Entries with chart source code

-----

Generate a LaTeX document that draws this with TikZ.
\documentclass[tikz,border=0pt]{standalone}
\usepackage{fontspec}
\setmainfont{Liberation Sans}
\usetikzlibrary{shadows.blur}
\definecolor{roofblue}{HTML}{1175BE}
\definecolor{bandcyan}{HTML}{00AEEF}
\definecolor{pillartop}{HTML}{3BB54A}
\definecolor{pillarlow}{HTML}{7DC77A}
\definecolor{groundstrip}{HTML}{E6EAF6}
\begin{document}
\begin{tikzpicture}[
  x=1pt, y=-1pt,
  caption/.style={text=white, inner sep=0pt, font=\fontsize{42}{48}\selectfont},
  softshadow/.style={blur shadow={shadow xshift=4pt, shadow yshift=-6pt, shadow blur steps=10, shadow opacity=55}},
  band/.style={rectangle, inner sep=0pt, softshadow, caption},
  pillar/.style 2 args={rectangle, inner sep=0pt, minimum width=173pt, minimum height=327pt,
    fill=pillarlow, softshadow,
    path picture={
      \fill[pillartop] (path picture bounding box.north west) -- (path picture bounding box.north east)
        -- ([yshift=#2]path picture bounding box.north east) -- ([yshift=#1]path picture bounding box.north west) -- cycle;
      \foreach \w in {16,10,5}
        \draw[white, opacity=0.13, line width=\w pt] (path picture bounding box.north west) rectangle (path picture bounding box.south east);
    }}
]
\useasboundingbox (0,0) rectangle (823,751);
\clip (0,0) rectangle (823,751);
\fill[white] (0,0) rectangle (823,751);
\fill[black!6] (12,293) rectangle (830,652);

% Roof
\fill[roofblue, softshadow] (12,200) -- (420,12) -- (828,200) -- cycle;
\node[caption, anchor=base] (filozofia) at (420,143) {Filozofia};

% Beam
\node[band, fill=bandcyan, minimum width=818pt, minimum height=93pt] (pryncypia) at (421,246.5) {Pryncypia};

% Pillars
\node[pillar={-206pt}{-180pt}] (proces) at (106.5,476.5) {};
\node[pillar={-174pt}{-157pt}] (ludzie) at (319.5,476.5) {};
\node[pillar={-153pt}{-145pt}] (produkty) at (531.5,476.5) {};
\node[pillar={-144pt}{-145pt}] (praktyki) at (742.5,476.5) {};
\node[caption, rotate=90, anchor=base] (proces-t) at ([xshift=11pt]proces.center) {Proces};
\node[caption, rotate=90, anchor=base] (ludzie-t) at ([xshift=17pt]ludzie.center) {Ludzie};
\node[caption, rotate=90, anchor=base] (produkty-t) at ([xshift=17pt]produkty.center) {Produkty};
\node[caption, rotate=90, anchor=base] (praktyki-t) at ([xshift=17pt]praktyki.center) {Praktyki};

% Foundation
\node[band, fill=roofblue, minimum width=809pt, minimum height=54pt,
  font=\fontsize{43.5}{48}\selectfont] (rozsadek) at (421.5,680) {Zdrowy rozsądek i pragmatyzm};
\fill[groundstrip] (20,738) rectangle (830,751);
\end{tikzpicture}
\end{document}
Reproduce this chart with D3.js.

-----

* Task statement *
Restate every record exactly, leaving nothing out.

* Solution for this task *
Generate a LaTeX document that draws this with TikZ.
\documentclass[tikz,border=0pt]{standalone}
\usepackage{fontspec}
\setmainfont{Liberation Sans}
\usetikzlibrary{shadows.blur}
\definecolor{roofblue}{HTML}{1175BE}
\definecolor{bandcyan}{HTML}{00AEEF}
\definecolor{pillartop}{HTML}{3BB54A}
\definecolor{pillarlow}{HTML}{7DC77A}
\definecolor{groundstrip}{HTML}{E6EAF6}
\begin{document}
\begin{tikzpicture}[
  x=1pt, y=-1pt,
  caption/.style={text=white, inner sep=0pt, font=\fontsize{42}{48}\selectfont},
  softshadow/.style={blur shadow={shadow xshift=4pt, shadow yshift=-6pt, shadow blur steps=10, shadow opacity=55}},
  band/.style={rectangle, inner sep=0pt, softshadow, caption},
  pillar/.style 2 args={rectangle, inner sep=0pt, minimum width=173pt, minimum height=327pt,
    fill=pillarlow, softshadow,
    path picture={
      \fill[pillartop] (path picture bounding box.north west) -- (path picture bounding box.north east)
        -- ([yshift=#2]path picture bounding box.north east) -- ([yshift=#1]path picture bounding box.north west) -- cycle;
      \foreach \w in {16,10,5}
        \draw[white, opacity=0.13, line width=\w pt] (path picture bounding box.north west) rectangle (path picture bounding box.south east);
    }}
]
\useasboundingbox (0,0) rectangle (823,751);
\clip (0,0) rectangle (823,751);
\fill[white] (0,0) rectangle (823,751);
\fill[black!6] (12,293) rectangle (830,652);

% Roof
\fill[roofblue, softshadow] (12,200) -- (420,12) -- (828,200) -- cycle;
\node[caption, anchor=base] (filozofia) at (420,143) {Filozofia};

% Beam
\node[band, fill=bandcyan, minimum width=818pt, minimum height=93pt] (pryncypia) at (421,246.5) {Pryncypia};

% Pillars
\node[pillar={-206pt}{-180pt}] (proces) at (106.5,476.5) {};
\node[pillar={-174pt}{-157pt}] (ludzie) at (319.5,476.5) {};
\node[pillar={-153pt}{-145pt}] (produkty) at (531.5,476.5) {};
\node[pillar={-144pt}{-145pt}] (praktyki) at (742.5,476.5) {};
\node[caption, rotate=90, anchor=base] (proces-t) at ([xshift=11pt]proces.center) {Proces};
\node[caption, rotate=90, anchor=base] (ludzie-t) at ([xshift=17pt]ludzie.center) {Ludzie};
\node[caption, rotate=90, anchor=base] (produkty-t) at ([xshift=17pt]produkty.center) {Produkty};
\node[caption, rotate=90, anchor=base] (praktyki-t) at ([xshift=17pt]praktyki.center) {Praktyki};

% Foundation
\node[band, fill=roofblue, minimum width=809pt, minimum height=54pt,
  font=\fontsize{43.5}{48}\selectfont] (rozsadek) at (421.5,680) {Zdrowy rozsądek i pragmatyzm};
\fill[groundstrip] (20,738) rectangle (830,751);
\end{tikzpicture}
\end{document}
Reproduce this chart with D3.js.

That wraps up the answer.